История третья, которую мой дед не рассказывал никому. А стала она известна через других людей, вот каким образом: На войне мой дед сдружился с земляками-однополчанами Ганжой и Василенко. Оба были из города Новосибирска. После войны они продолжали дружить, иногда собирались на праздники. Ганжа рассказал своей жене, а та по секрету моей бабушке, что у Афони на Украине была еще одна, военная жена. Часть, в которой служил мой дед с товарищами, долго стояла под городом Пески. Там Афанасий полюбил статную украинку, муж которой погиб на войне. Она его из каждой поездки встречала и называла ласково Афоньша. Потом у них дочь родилась. Бабушка никогда об этом с дедом не говорила. Так до конца каждый носил эту тайну в себе. Я спросил у бабушки, не переживала ли она по этому поводу? «А что переживать – сказала она,  - дело мужицкое. Четыре года без любви и ласки, - думаешь, легко ли? Война – она и есть война». Может, и сейчас живут на Украине наши родственники. Да вряд ли их можно найти.

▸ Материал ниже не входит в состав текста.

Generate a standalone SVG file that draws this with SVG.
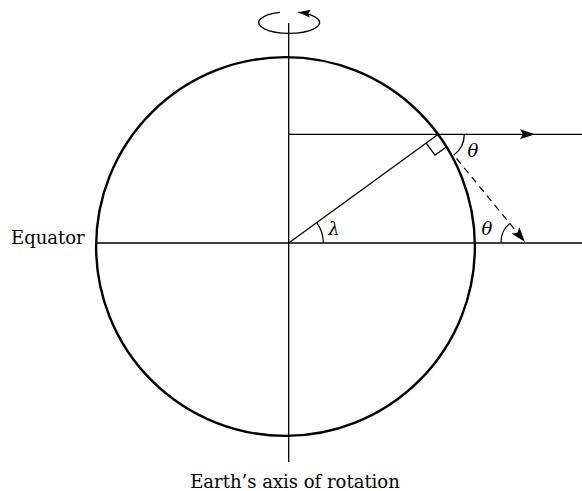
<svg xmlns="http://www.w3.org/2000/svg" width="582" height="491" viewBox="0 0 582 491">
<style>
.ln{fill:none;stroke:#000;stroke-width:1.3}
.earth{fill:none;stroke:#000;stroke-width:2.4}
.dash{fill:none;stroke:#000;stroke-width:1.2;stroke-dasharray:7 5}
.lbl{font-family:"DejaVu Serif","Liberation Serif",serif;font-size:18px;fill:#000}
.sym{font-family:"DejaVu Serif","Liberation Serif",serif;font-size:18px;font-style:italic;fill:#000}
</style>
<defs>
<marker id="arr" markerUnits="userSpaceOnUse" markerWidth="18" markerHeight="12" viewBox="-16 -6 18 12" refX="0" refY="0" orient="auto">
<path d="M0,0 L-15,-5 L-12,0 L-15,5 Z" fill="#000"/>
</marker>
<marker id="arrS" markerUnits="userSpaceOnUse" markerWidth="14" markerHeight="10" viewBox="-13 -5 14 10" refX="0" refY="0" orient="auto">
<path d="M0,0 L-12,-4 L-10,0 L-12,4 Z" fill="#000"/>
</marker>
</defs>
<rect width="582" height="491" fill="#fff"/>
<g id="earth">
<circle class="earth" cx="285.5" cy="246.5" r="189.4"/>
</g>
<g id="rotation">
<path class="ln" d="M280,12.3 A30.5 10.8 0 1 0 298.3,12.3" marker-end="url(#arrS)"/>
</g>
<g id="connectors">
<line id="axis" class="ln" x1="288.7" y1="23" x2="288.7" y2="462"/>
<line id="equator-line" class="ln" x1="96" y1="243" x2="582" y2="243"/>
<path id="top-line" class="ln" d="M288.7,134.3 L535,134.3 L582,134.3" marker-mid="url(#arr)"/>
<line id="radius" class="ln" x1="288.7" y1="243" x2="438.3" y2="134.3"/>
<path id="right-angle" class="ln" d="M426.2,143.1 L435,155.2 L447.1,146.4"/>
<line id="tangent" class="dash" x1="456.5" y1="158.5" x2="525" y2="242" marker-end="url(#arr)"/>
<path id="arc-lambda" class="ln" d="M323.3,243 A34.6 34.6 0 0 0 316.7,222.7"/>
<path id="arc-theta-top" class="ln" d="M464.3,134.3 A26 26 0 0 1 453.6,155.3"/>
<path id="arc-theta-bottom" class="ln" d="M501,242.5 A24 24 0 0 1 509.8,223.4"/>
</g>
<g id="labels">
<text class="lbl" x="11" y="243.5">Equator</text>
<text class="lbl" x="295" y="487.5" text-anchor="middle">Earth’s axis of rotation</text>
<text class="sym" x="473" y="157" text-anchor="middle">θ</text>
<text class="sym" x="487" y="235" text-anchor="middle">θ</text>
<text class="sym" x="334" y="235" text-anchor="middle">λ</text>
</g>
</svg>
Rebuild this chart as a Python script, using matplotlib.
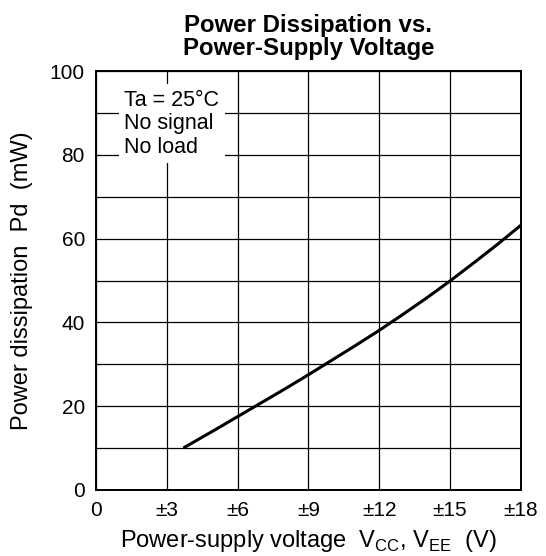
import numpy as np
import matplotlib.pyplot as plt

plt.rcParams['font.family'] = ['Liberation Sans', 'DejaVu Sans']
plt.rcParams['mathtext.fontset'] = 'custom'
plt.rcParams['mathtext.rm'] = 'Liberation Sans'

# curve
vcc = [3.7, 5.0, 6.0, 7.0, 8.0, 9.0, 10.0, 11.0, 12.0, 13.0, 14.0, 15.0, 16.0, 17.0, 18.0]
pd_mw = [10.0, 14.2, 17.5, 20.8, 24.1, 27.5, 31.0, 34.5, 38.1, 41.9, 45.8, 49.9, 54.2, 58.6, 63.2]

xticks = [0, 3, 6, 9, 12, 15, 18]
xlabels = ['0', '±3', '±6', '±9', '±12', '±15', '±18']
yticks = [0, 20, 40, 60, 80, 100]

fig = plt.figure(figsize=(5.46, 5.56), dpi=100)
ax = fig.add_axes([0.176, 0.119, 0.778, 0.753])

ax.plot(vcc, pd_mw, color='black', lw=2.2, solid_capstyle='butt')

ax.set_xlim(0, 18)
ax.set_ylim(0, 100)
ax.set_xticks(xticks)
ax.set_xticklabels(xlabels)
ax.set_yticks(yticks)
ax.set_yticks(np.arange(10, 100, 20), minor=True)
ax.tick_params(which='both', length=0, labelsize=15)
ax.tick_params(axis='x', pad=8)
ax.tick_params(axis='y', pad=8)
ax.grid(which='both', color='black', lw=0.9)
for s in ax.spines.values():
    s.set_linewidth(1.4)

ax.text(1.2, 95.5, 'Ta = 25°C\nNo signal\nNo load', fontsize=15.5, va='top', ha='left',
        linespacing=1.15,
        bbox=dict(facecolor='white', edgecolor='none', pad=4))

ax.set_xlabel(r'Power-supply voltage  V$_{\mathrm{CC}}$, V$_{\mathrm{EE}}$  (V)', fontsize=17, labelpad=6)
ax.set_ylabel('Power dissipation  Pd  (mW)', fontsize=17, labelpad=12)
ax.set_title('Power Dissipation vs.\nPower-Supply Voltage', fontsize=17.3, fontweight='bold',
             linespacing=1.0, pad=12)

fig.savefig('out.png', dpi=100)
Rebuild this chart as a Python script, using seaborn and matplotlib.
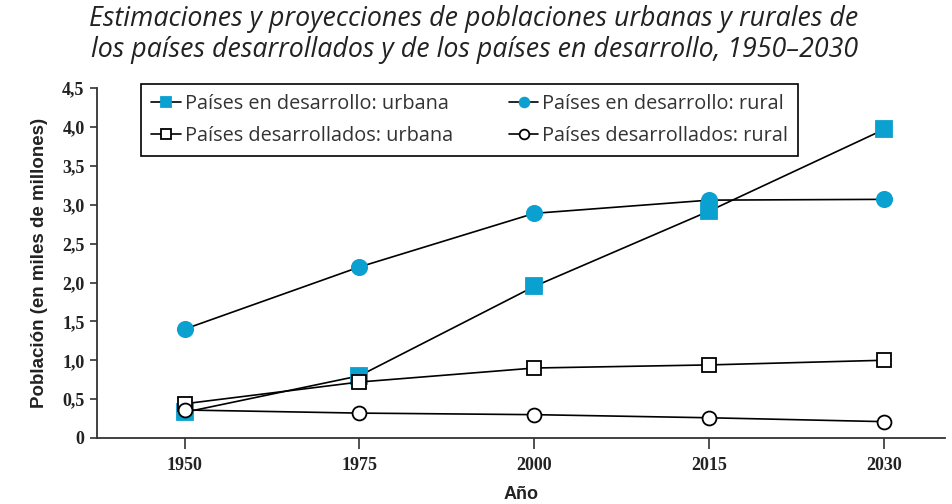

А вот история, как мой дед вернулся с войны. Расскажу ее словами своей бабушки.
«Твой дед мне всю войну весточки слал, хоть три слова, но напишет. А в конце войны перестал писать. Война закончилась, а я не знаю, где он и что с ним. Другие мужья давно повозвращались, а про моего ни слуху, ни духу.
Вот уже осенью, аккурат на октябрьские, поздно вечером мы с Сорокопутихой сидим у печки и разговариваем. Вдруг стук в окно. Я подхожу к двери, спрашиваю: «Кто такой?». А там мужчина какой-то, говорит: «Катя Иванютенко тут живет?» Я говорю: «Здесь, что надо?» А он: «Открой, -  говорит, -  я тебе письмо от мужа принес». Я посмотрела в окошко, и вижу, там еще кто-то стоит. Двое их.  «Нет, - говорю, - не открою. Уходите, а то хуже будет». И вдруг, слышу, другой, что там стоял говорит: «Катя, открой, это я, Афоня» Тогда Сорокопутиха посмотрела в окно и говорит: «Катюха, да то -ж  Афоньша!» Я почему – то не к двери, побежала, а ребятишек будить. Говорю: «Андрюша, Коля, ваш папа с войны приехал!»  И так они быстро соскочили, как будто и не спали. Побежали, открыли ему дверь и на шее повисли. Кричат: «Папка, папка!» Нет, отец твой «Тятя!» кричал, потому что он раньше родился и слышал, что Афанасий так своего отца называл. А дядя Коля перед войной родился, он отца-то мало знал. Все ребятишки называли «папка», ну и он так стал звать. А тут еще Сорокопутихины ребятишки проснулись, у нас коридор-то общий был. Все трое выскочили из комнаты. Мои-то рады, а у тех отец погиб на фронте. Сорокопутиха плачет, и они прижались к ней и тоже плачут...

Теперь я вырос, сам скоро стану дедом.  И в общем-то мне понятно, почему мой дед не любил вспоминать войну.
А пятитонка так и простояла всю войну, некому было на ней ездить. Вернулся мой дед, подшаманил ее и еще много лет колесил по дорогам района.